## Dataset section
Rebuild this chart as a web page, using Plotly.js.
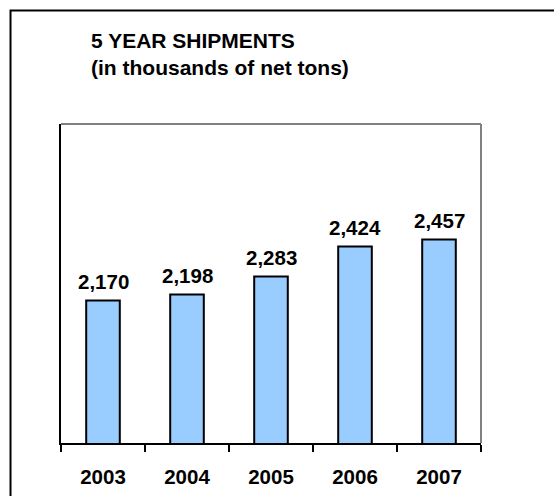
<!DOCTYPE html>
<html>
<head>
<meta charset="utf-8">
<script src="https://cdn.plot.ly/plotly-3.0.1.min.js"></script>
<style>
html,body{margin:0;padding:0;background:#fff;}
#chart{width:554px;height:496px;}
</style>
</head>
<body>
<div id="chart"></div>
<script>
var years = ["2003", "2004", "2005", "2006", "2007"];
var shipments = [2170, 2198, 2283, 2424, 2457];
var valueLabels = ["2,170", "2,198", "2,283", "2,424", "2,457"];
var titleLines = ["5 YEAR SHIPMENTS", "(in thousands of net tons)"];

var FONT = "Liberation Sans, Arial, sans-serif";

var trace = {
  type: "bar",
  x: years,
  y: shipments,
  marker: {color: "#99CCFF", line: {color: "#000000", width: 2}},
  hoverinfo: "skip"
};

var annotations = [];
for (var i = 0; i < years.length; i++) {
  annotations.push({
    x: i, y: shipments[i], xref: "x", yref: "y",
    text: valueLabels[i], showarrow: false,
    xanchor: "center", yanchor: "middle", yshift: 19,
    font: {family: FONT, size: 20.5, color: "#000", weight: "bold"}
  });
}
var titleY = [1.2621, 1.1762];
for (var j = 0; j < titleLines.length; j++) {
  annotations.push({
    x: 0.067, y: titleY[j], xref: "paper", yref: "paper",
    text: titleLines[j], showarrow: false,
    xanchor: "left", yanchor: "middle",
    font: {family: FONT, size: 21, color: "#000", weight: "bold"}
  });
}

var layout = {
  width: 554, height: 496,
  margin: {l: 61, r: 73, t: 124, b: 53, pad: 0},
  paper_bgcolor: "#ffffff", plot_bgcolor: "#ffffff",
  showlegend: false,
  bargap: 0.6,
  xaxis: {
    type: "category",
    categoryorder: "array", categoryarray: years,
    range: [-0.5, years.length - 0.5], autorange: false,
    showline: true, linecolor: "#000", linewidth: 2,
    ticks: "outside", tickson: "boundaries", ticklen: 7, tickwidth: 2, tickcolor: "#000",
    ticklabelstandoff: 14,
    showgrid: false, zeroline: false,
    tickfont: {family: FONT, size: 20.5, color: "#000", weight: "bold"},
    fixedrange: true
  },
  yaxis: {
    range: [1500, 3000], autorange: false,
    showline: true, linecolor: "#000", linewidth: 2,
    showticklabels: false, ticks: "", showgrid: false, zeroline: false,
    fixedrange: true
  },
  annotations: annotations,
  shapes: [
    {type: "line", xref: "paper", yref: "paper", x0: 0, x1: 1, y0: 1, y1: 1,
     line: {color: "#808080", width: 2}},
    {type: "line", xref: "paper", yref: "paper", x0: 1, x1: 1, y0: 0, y1: 1,
     line: {color: "#808080", width: 2}},
    {type: "rect", xref: "paper", yref: "paper", x0: -0.1202, x1: 1.25, y0: -0.25, y1: 1.3558,
     line: {color: "#000", width: 2}, fillcolor: "rgba(0,0,0,0)"}
  ]
};

Plotly.newPlot("chart", [trace], layout, {displayModeBar: false, staticPlot: true});
</script>
</body>
</html>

## Exercise requirements
Transcribe all the data word for word; the images stay out.

## Answer for this exercise
Rebuild this chart as a web page, using Plotly.js.
<!DOCTYPE html>
<html>
<head>
<meta charset="utf-8">
<script src="https://cdn.plot.ly/plotly-3.0.1.min.js"></script>
<style>
html,body{margin:0;padding:0;background:#fff;}
#chart{width:554px;height:496px;}
</style>
</head>
<body>
<div id="chart"></div>
<script>
var years = ["2003", "2004", "2005", "2006", "2007"];
var shipments = [2170, 2198, 2283, 2424, 2457];
var valueLabels = ["2,170", "2,198", "2,283", "2,424", "2,457"];
var titleLines = ["5 YEAR SHIPMENTS", "(in thousands of net tons)"];

var FONT = "Liberation Sans, Arial, sans-serif";

var trace = {
  type: "bar",
  x: years,
  y: shipments,
  marker: {color: "#99CCFF", line: {color: "#000000", width: 2}},
  hoverinfo: "skip"
};

var annotations = [];
for (var i = 0; i < years.length; i++) {
  annotations.push({
    x: i, y: shipments[i], xref: "x", yref: "y",
    text: valueLabels[i], showarrow: false,
    xanchor: "center", yanchor: "middle", yshift: 19,
    font: {family: FONT, size: 20.5, color: "#000", weight: "bold"}
  });
}
var titleY = [1.2621, 1.1762];
for (var j = 0; j < titleLines.length; j++) {
  annotations.push({
    x: 0.067, y: titleY[j], xref: "paper", yref: "paper",
    text: titleLines[j], showarrow: false,
    xanchor: "left", yanchor: "middle",
    font: {family: FONT, size: 21, color: "#000", weight: "bold"}
  });
}

var layout = {
  width: 554, height: 496,
  margin: {l: 61, r: 73, t: 124, b: 53, pad: 0},
  paper_bgcolor: "#ffffff", plot_bgcolor: "#ffffff",
  showlegend: false,
  bargap: 0.6,
  xaxis: {
    type: "category",
    categoryorder: "array", categoryarray: years,
    range: [-0.5, years.length - 0.5], autorange: false,
    showline: true, linecolor: "#000", linewidth: 2,
    ticks: "outside", tickson: "boundaries", ticklen: 7, tickwidth: 2, tickcolor: "#000",
    ticklabelstandoff: 14,
    showgrid: false, zeroline: false,
    tickfont: {family: FONT, size: 20.5, color: "#000", weight: "bold"},
    fixedrange: true
  },
  yaxis: {
    range: [1500, 3000], autorange: false,
    showline: true, linecolor: "#000", linewidth: 2,
    showticklabels: false, ticks: "", showgrid: false, zeroline: false,
    fixedrange: true
  },
  annotations: annotations,
  shapes: [
    {type: "line", xref: "paper", yref: "paper", x0: 0, x1: 1, y0: 1, y1: 1,
     line: {color: "#808080", width: 2}},
    {type: "line", xref: "paper", yref: "paper", x0: 1, x1: 1, y0: 0, y1: 1,
     line: {color: "#808080", width: 2}},
    {type: "rect", xref: "paper", yref: "paper", x0: -0.1202, x1: 1.25, y0: -0.25, y1: 1.3558,
     line: {color: "#000", width: 2}, fillcolor: "rgba(0,0,0,0)"}
  ]
};

Plotly.newPlot("chart", [trace], layout, {displayModeBar: false, staticPlot: true});
</script>
</body>
</html>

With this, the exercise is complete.